» **Aim**
Repeat everything from the first line of the listing below through the line that contains "ax.set_facecolor(BG)", exactly. Leave out pictures.

» **Supplied data**
+ + + + + + +

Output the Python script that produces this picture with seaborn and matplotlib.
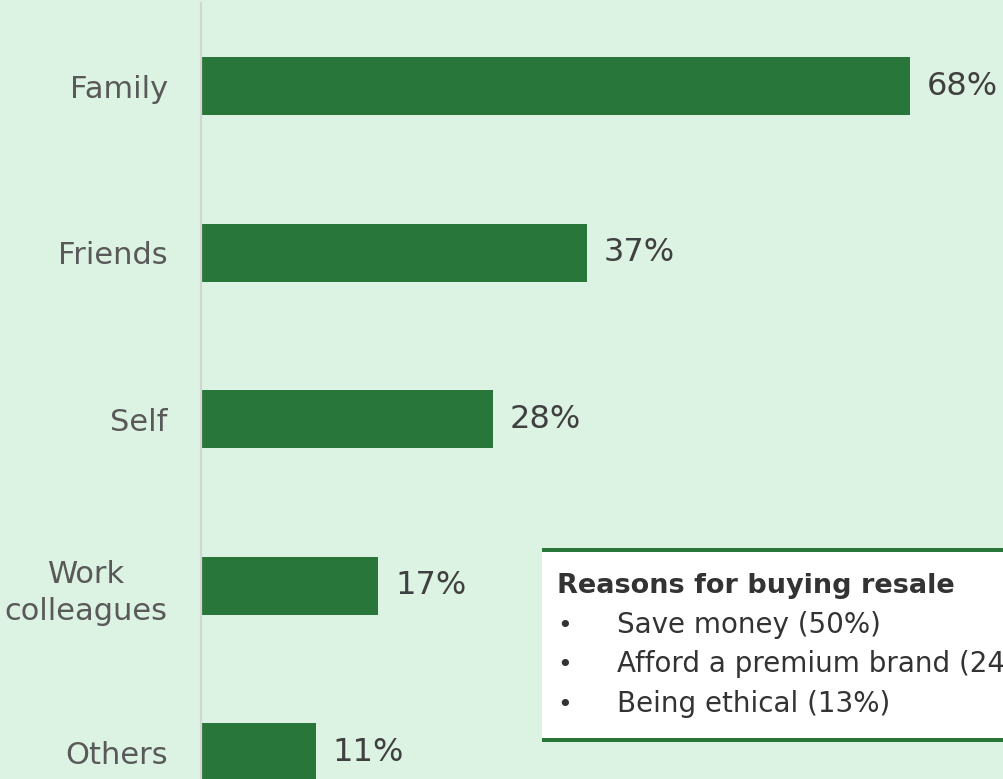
import matplotlib
matplotlib.use("Agg")
import matplotlib.pyplot as plt
from matplotlib.patches import Rectangle
import seaborn as sns
import pandas as pd

# Who the resale items were bought for (% of respondents)
categories = ["Family", "Friends", "Self", "Work\ncolleagues", "Others"]
shares = [68, 37, 28, 17, 11]

box_title = "Reasons for buying resale"
reasons = ["Save money (50%)", "Afford a premium brand (24%)", "Being ethical (13%)"]

BG = "#DCF2E2"
BAR = "#28763A"
LABEL_GREY = "#595959"
VALUE_GREY = "#404040"

sns.set_theme(style="white")
plt.rcParams["font.family"] = ["DejaVu Sans"]

W, H = 1004, 779
fig = plt.figure(figsize=(W / 100, H / 100), dpi=100, facecolor=BG)


def fx(px):
    return px / W


def fy(py):
    return 1 - py / H


ax = fig.add_axes([fx(201), 0, 1 - fx(201), 1 - 3 / H])
ax.set_facecolor(BG)

df = pd.DataFrame({"category": categories, "share": shares})
sns.barplot(data=df, x="share", y="category", orient="h", color=BAR,
            width=0.35, saturation=1, ax=ax, edgecolor="none")

ax.set_xlim(0, 77)
ax.set_ylim(4.16, -0.5)
ax.set_xlabel("")
ax.set_ylabel("")
ax.set_xticks([])
ax.tick_params(axis="y", length=0, pad=24, labelsize=22, labelcolor=LABEL_GREY)
for lab in ax.get_yticklabels():
    lab.set_multialignment("center")
    lab.set_linespacing(1.35)

for s in ["top", "right", "bottom"]:
    ax.spines[s].set_visible(False)
ax.spines["left"].set_color("#D4D4D4")
ax.spines["left"].set_linewidth(1.6)

for i, v in enumerate(shares):
    ax.annotate(f"{v}%", xy=(v, i), xytext=(12, 0), textcoords="offset points",
                ha="left", va="center", fontsize=23, color=VALUE_GREY)

# Callout panel with the reasons for buying resale (runs past the right edge)
fig.patches.append(Rectangle((fx(542), fy(740)), fx(700), fy(550) - fy(740),
                             transform=fig.transFigure, facecolor="white",
                             edgecolor="none", zorder=3))
for yb in (550, 740):
    fig.patches.append(Rectangle((fx(542), fy(yb + 2)), fx(700), 4 / H,
                                 transform=fig.transFigure, facecolor=BAR,
                                 edgecolor="none", zorder=4))

fig.text(fx(557), fy(593), box_title, fontsize=19.5, fontweight="bold",
         color="#333333", va="baseline", ha="left", zorder=5)
for k, line in enumerate(reasons):
    yb = 633 + 39.5 * k
    fig.text(fx(557), fy(yb), "\u2022", fontsize=18, color="#333333",
             va="baseline", ha="left", zorder=5)
    fig.text(fx(617), fy(yb), line, fontsize=20, color="#333333",
             va="baseline", ha="left", zorder=5)

fig.savefig("out.png", dpi=100, facecolor=BG)
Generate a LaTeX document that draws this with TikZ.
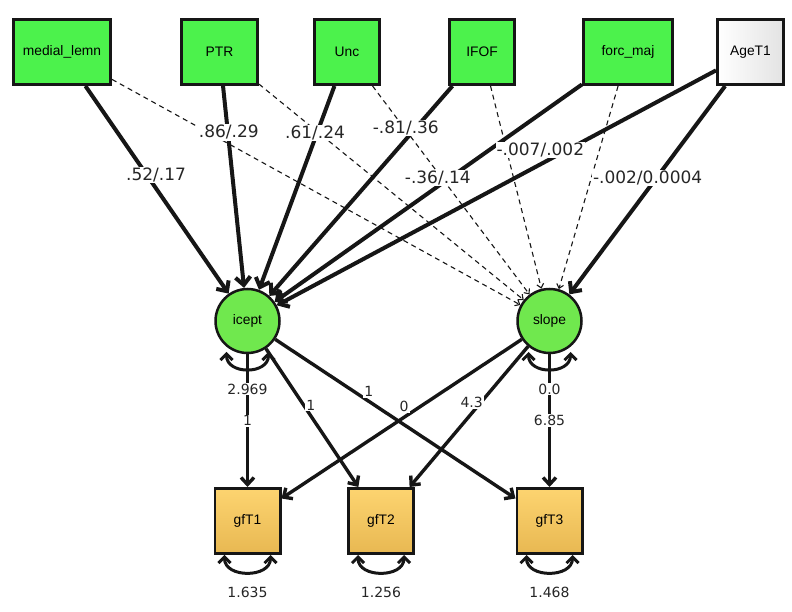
\documentclass[tikz,border=0pt]{standalone}
\usepackage{fontspec}
\setmainfont{Liberation Sans}
\newfontfamily\coeffont{DejaVu Sans}
\usetikzlibrary{arrows.meta}
\usetikzlibrary{positioning}
\definecolor{obsgreen}{RGB}{76,242,76}
\definecolor{latgreen}{RGB}{112,232,78}
\definecolor{gfhigh}{RGB}{253,212,112}
\definecolor{gflow}{RGB}{232,184,82}
\definecolor{inkgray}{RGB}{22,22,22}
\tikzset{obs/.style = {draw=inkgray, line width=2.8pt, minimum height=65.2pt,
                       inner sep=2pt, font=\fontsize{13.8}{15}\selectfont},
         pred/.style = {obs, fill=obsgreen},
         outc/.style = {obs, minimum width=65.2pt, top color=gfhigh, bottom color=gflow},
         lat/.style = {circle, draw=inkgray, line width=2.5pt, fill=latgreen,
                       minimum size=64pt, inner sep=0pt, font=\fontsize{13.8}{15}\selectfont},
         freepath/.style = {draw=inkgray, line width=4pt,
                            -{Straight Barb[length=8pt,width=15pt]}},
         loadpath/.style = {draw=inkgray, line width=3.4pt,
                            -{Straight Barb[length=7pt,width=13pt]}},
         fixedpath/.style = {draw=inkgray, line width=1.1pt, dash pattern=on 5pt off 4pt,
                             -{Straight Barb[length=4pt,width=7pt]}},
         varloop/.style = {draw=inkgray, line width=3pt,
                           {Straight Barb[length=6pt,width=12pt]}-{Straight Barb[length=6pt,width=12pt]}},
         coef/.style = {fill=white, inner sep=1pt, text=black!85,
                        font=\coeffont\fontsize{17}{19}\selectfont},
         lowcoef/.style = {coef, font=\coeffont\fontsize{14}{16}\selectfont},
         varlbl/.style = {lowcoef, below=12pt}}

\begin{document}
\begin{tikzpicture}[x=1pt, y=1pt]
  \useasboundingbox (0,0) rectangle (792,612);

  \node [pred, minimum width=97.2pt] (medial) at (62,560) {medial\_lemn};
  \node [pred, minimum width=76.2pt] (ptr) at (219.5,560) {PTR};
  \node [pred, minimum width=65.2pt] (unc) at (347,560) {Unc};
  \node [pred, minimum width=65.2pt] (ifof) at (482,560) {IFOF};
  \node [pred, minimum width=89.2pt] (forc) at (628,560) {forc\_maj};
  \node [obs, minimum width=66.2pt, left color=white, right color=gray!22] (age) at (750.5,560) {AgeT1};

  \node [lat] (icept) at (247.5,291) {icept};
  \node [lat] (slope) at (549.5,291) {slope};

  \node [outc] (gfT1) at (247.5,91) {gfT1};
  \node [outc] (gfT2) at (381,91) {gfT2};
  \node [outc] (gfT3) at (549.5,91) {gfT3};

  \draw [fixedpath] (medial) -- (slope);
  \draw [fixedpath] (ptr) -- (slope);
  \draw [fixedpath] (unc) -- (slope);
  \draw [fixedpath] (ifof) -- (slope);
  \draw [fixedpath] (forc) -- (slope);

  \draw [freepath] (medial) -- (icept);
  \draw [freepath] (ptr) -- (icept);
  \draw [freepath] (unc) -- (icept);
  \draw [freepath] (ifof) -- (icept);
  \draw [freepath] (forc) -- (icept);
  \draw [freepath] (age) -- (icept);
  \draw [freepath] (age) -- (slope);

  \draw [loadpath] (icept) -- (gfT1);
  \draw [loadpath] (icept) -- (gfT2);
  \draw [loadpath] (icept) -- (gfT3);
  \draw [loadpath] (slope) -- (gfT1);
  \draw [loadpath] (slope) -- (gfT2);
  \draw [loadpath] (slope) -- (gfT3);

  \path (medial) -- (icept) node [coef, pos=.43, xshift=9pt] {.52/.17};
  \path (ptr) -- (icept) node [coef, pos=.23, xshift=1pt] {.86/.29};
  \path (unc) -- (icept) node [coef, pos=.23, xshift=-2pt] {.61/.24};
  \path (ifof) -- (icept) node [coef, pos=.2, xshift=-10pt] {-.81/.36};
  \path (forc) -- (icept) node [coef, pos=.43, xshift=-12pt] {-.36/.14};
  \path (age) -- (icept) node [coef, pos=.4, yshift=14pt] {-.007/.002};
  \path (age) -- (slope) node [coef, pos=.44, xshift=-9pt] {-.002/0.0004};

  \path (icept) -- (gfT1) node [lowcoef, midway] {1};
  \path (icept) -- (gfT2) node [lowcoef, pos=.41, xshift=7pt] {1};
  \path (icept) -- (gfT3) node [lowcoef, pos=.39, yshift=10pt] {1};
  \path (slope) -- (gfT1) node [lowcoef, pos=.49, yshift=11pt] {0};
  \path (slope) -- (gfT2) node [lowcoef, pos=.4, xshift=-9pt] {4.3};
  \path (slope) -- (gfT3) node [lowcoef, midway] {6.85};

  \draw [varloop] ([xshift=-21pt, yshift=-31pt]icept.center) to [out=-90, in=-90, looseness=1.4]
    node [varlbl] {2.969} ([xshift=21pt, yshift=-31pt]icept.center);
  \draw [varloop] ([xshift=-21pt, yshift=-31pt]slope.center) to [out=-90, in=-90, looseness=1.4]
    node [varlbl] {0.0} ([xshift=21pt, yshift=-31pt]slope.center);
  \draw [varloop] ([xshift=-23pt]gfT1.south) to [out=-90, in=-90, looseness=1.3]
    node [varlbl] {1.635} ([xshift=23pt]gfT1.south);
  \draw [varloop] ([xshift=-23pt]gfT2.south) to [out=-90, in=-90, looseness=1.3]
    node [varlbl] {1.256} ([xshift=23pt]gfT2.south);
  \draw [varloop] ([xshift=-23pt]gfT3.south) to [out=-90, in=-90, looseness=1.3]
    node [varlbl] {1.468} ([xshift=23pt]gfT3.south);
\end{tikzpicture}
\end{document}
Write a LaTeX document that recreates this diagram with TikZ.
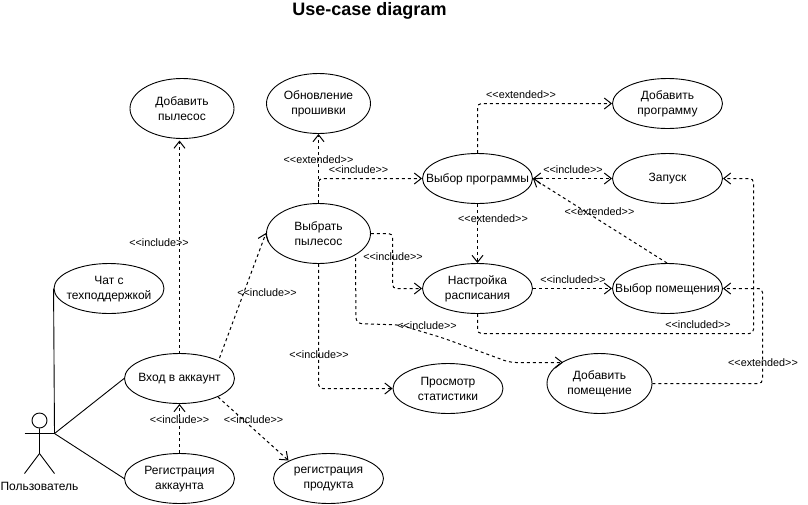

+ + + + + + +

» **Answer for the task**
Output the Python script that produces this picture with seaborn and matplotlib.
import matplotlib
matplotlib.use("Agg")
import matplotlib.pyplot as plt
from matplotlib.patches import Rectangle
import seaborn as sns
import pandas as pd

# Who the resale items were bought for (% of respondents)
categories = ["Family", "Friends", "Self", "Work\ncolleagues", "Others"]
shares = [68, 37, 28, 17, 11]

box_title = "Reasons for buying resale"
reasons = ["Save money (50%)", "Afford a premium brand (24%)", "Being ethical (13%)"]

BG = "#DCF2E2"
BAR = "#28763A"
LABEL_GREY = "#595959"
VALUE_GREY = "#404040"

sns.set_theme(style="white")
plt.rcParams["font.family"] = ["DejaVu Sans"]

W, H = 1004, 779
fig = plt.figure(figsize=(W / 100, H / 100), dpi=100, facecolor=BG)


def fx(px):
    return px / W


def fy(py):
    return 1 - py / H


ax = fig.add_axes([fx(201), 0, 1 - fx(201), 1 - 3 / H])
ax.set_facecolor(BG)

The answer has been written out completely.